Retype the opening lines of the data exactly, stopping after the line that contains "Chart.register(...registerables);". Skip every picture.

:: Dataset content

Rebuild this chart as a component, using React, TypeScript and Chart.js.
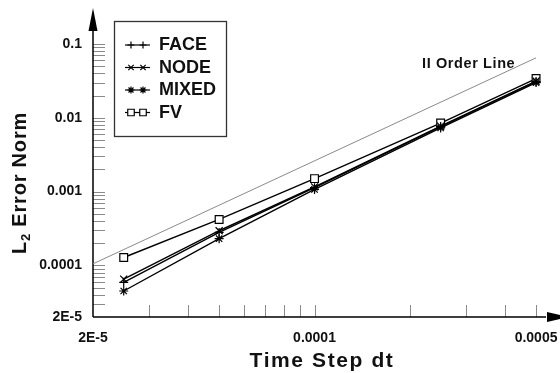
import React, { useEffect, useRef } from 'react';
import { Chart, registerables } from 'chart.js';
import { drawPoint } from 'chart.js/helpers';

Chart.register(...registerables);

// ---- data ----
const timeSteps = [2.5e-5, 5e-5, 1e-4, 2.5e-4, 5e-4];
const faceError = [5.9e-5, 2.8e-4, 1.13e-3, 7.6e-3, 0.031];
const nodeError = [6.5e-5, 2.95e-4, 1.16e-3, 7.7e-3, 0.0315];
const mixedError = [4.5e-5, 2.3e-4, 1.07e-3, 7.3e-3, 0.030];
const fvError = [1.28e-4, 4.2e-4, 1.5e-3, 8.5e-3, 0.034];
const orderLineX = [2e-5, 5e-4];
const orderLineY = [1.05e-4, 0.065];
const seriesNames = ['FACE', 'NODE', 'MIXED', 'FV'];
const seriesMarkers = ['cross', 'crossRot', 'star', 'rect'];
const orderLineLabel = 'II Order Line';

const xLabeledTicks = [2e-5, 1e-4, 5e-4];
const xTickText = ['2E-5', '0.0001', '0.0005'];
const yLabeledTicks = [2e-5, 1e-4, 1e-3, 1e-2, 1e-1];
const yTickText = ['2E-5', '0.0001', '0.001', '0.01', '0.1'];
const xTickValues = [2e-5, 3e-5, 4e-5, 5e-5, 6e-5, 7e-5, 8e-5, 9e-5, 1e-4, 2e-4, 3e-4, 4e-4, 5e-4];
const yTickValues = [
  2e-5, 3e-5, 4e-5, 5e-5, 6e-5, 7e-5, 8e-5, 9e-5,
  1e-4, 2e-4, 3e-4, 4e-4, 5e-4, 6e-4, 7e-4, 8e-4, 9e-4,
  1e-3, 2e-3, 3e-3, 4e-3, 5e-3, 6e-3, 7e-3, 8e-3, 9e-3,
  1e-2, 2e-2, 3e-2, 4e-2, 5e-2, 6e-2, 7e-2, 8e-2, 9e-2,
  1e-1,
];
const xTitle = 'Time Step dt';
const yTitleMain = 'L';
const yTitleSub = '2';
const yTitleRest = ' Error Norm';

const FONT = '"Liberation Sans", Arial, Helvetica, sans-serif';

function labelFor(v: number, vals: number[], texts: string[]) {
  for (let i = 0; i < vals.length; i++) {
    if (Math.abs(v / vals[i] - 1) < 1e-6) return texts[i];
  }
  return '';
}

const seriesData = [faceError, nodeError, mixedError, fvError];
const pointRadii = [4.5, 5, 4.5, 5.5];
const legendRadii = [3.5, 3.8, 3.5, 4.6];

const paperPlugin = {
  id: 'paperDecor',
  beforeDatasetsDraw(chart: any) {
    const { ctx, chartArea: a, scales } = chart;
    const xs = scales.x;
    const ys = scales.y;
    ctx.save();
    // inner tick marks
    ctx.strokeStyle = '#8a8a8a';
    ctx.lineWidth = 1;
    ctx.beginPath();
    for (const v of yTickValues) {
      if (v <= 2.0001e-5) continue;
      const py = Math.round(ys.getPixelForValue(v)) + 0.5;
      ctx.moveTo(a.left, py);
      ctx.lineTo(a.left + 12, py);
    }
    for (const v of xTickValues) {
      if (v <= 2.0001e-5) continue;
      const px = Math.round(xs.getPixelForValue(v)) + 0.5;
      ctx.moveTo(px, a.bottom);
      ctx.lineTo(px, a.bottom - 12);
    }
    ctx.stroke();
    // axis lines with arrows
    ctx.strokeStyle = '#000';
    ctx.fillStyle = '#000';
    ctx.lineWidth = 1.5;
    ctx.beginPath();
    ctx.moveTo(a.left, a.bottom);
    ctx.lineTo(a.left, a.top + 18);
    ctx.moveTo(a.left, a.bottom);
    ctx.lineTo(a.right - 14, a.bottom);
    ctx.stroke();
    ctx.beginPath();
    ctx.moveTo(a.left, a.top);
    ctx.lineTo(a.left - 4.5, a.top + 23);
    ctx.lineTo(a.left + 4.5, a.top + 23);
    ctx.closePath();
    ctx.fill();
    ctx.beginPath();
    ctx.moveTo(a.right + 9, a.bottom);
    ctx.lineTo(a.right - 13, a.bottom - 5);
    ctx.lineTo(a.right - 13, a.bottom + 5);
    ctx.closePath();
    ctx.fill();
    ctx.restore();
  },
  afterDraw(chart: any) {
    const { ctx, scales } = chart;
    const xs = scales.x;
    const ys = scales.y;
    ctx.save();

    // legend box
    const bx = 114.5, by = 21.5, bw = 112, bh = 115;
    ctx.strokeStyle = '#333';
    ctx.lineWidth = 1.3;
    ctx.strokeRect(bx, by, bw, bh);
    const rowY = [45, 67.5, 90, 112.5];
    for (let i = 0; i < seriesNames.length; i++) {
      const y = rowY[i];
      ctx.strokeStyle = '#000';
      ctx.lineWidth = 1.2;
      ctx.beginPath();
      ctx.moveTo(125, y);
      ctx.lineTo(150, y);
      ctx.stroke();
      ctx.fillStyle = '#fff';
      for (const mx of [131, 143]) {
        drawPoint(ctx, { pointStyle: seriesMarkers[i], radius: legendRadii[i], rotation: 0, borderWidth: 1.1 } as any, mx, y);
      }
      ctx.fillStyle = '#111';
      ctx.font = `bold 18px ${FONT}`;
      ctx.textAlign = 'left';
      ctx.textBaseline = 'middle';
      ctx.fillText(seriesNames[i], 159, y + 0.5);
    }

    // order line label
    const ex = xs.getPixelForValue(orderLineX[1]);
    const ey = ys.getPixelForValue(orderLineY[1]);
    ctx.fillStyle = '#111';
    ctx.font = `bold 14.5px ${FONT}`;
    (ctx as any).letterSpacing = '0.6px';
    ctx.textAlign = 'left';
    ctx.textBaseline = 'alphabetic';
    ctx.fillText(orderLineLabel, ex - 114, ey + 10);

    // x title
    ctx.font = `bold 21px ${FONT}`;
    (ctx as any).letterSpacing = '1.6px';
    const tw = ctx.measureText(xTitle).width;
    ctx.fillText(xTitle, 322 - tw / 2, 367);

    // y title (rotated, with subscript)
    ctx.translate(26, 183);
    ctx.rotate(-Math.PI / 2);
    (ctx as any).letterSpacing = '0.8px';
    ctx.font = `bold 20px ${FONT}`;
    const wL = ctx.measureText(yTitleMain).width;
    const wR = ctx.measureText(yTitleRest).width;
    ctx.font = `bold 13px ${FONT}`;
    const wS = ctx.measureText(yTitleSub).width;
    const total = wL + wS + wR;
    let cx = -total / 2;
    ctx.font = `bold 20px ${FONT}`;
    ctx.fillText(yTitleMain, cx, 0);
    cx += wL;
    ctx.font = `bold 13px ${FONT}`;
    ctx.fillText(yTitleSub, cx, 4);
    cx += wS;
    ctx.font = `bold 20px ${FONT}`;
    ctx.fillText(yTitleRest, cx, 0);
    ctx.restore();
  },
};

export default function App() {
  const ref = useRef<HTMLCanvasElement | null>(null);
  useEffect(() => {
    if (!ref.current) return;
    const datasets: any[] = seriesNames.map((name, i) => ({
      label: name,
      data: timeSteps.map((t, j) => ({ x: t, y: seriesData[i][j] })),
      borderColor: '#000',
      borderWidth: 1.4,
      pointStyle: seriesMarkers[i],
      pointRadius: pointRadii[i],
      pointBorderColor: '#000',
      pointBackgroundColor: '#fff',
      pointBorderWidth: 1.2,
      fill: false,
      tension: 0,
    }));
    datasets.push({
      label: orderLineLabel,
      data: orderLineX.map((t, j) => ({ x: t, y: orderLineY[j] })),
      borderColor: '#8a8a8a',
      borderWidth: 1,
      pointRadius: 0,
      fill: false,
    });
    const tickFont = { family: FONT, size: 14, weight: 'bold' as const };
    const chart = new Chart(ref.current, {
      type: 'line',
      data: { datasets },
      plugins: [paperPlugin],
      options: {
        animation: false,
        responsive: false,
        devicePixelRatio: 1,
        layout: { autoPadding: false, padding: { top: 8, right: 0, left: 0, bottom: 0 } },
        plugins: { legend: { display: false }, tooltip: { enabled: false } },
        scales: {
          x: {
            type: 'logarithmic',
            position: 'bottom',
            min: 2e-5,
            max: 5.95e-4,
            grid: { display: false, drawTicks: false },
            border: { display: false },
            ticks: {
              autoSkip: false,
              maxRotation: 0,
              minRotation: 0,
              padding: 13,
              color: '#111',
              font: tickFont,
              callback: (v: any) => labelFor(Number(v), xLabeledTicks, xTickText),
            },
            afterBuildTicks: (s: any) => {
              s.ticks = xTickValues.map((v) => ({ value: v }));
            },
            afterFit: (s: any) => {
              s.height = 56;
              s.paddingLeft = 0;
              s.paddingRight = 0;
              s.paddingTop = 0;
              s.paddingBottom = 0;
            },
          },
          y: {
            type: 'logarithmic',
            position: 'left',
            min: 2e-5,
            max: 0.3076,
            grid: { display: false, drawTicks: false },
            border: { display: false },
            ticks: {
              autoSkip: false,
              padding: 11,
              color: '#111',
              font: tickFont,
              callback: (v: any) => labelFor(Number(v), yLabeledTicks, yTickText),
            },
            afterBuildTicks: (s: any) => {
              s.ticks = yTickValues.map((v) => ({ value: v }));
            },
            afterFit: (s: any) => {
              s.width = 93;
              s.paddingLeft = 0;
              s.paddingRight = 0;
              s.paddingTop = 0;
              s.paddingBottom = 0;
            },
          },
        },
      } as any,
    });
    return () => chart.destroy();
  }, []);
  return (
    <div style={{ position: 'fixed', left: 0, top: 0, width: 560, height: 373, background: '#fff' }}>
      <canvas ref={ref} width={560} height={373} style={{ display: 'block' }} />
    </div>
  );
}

::::

[Reply]:
Rebuild this chart as a component, using React, TypeScript and Chart.js.
import React, { useEffect, useRef } from 'react';
import { Chart, registerables } from 'chart.js';
import { drawPoint } from 'chart.js/helpers';

Chart.register(...registerables);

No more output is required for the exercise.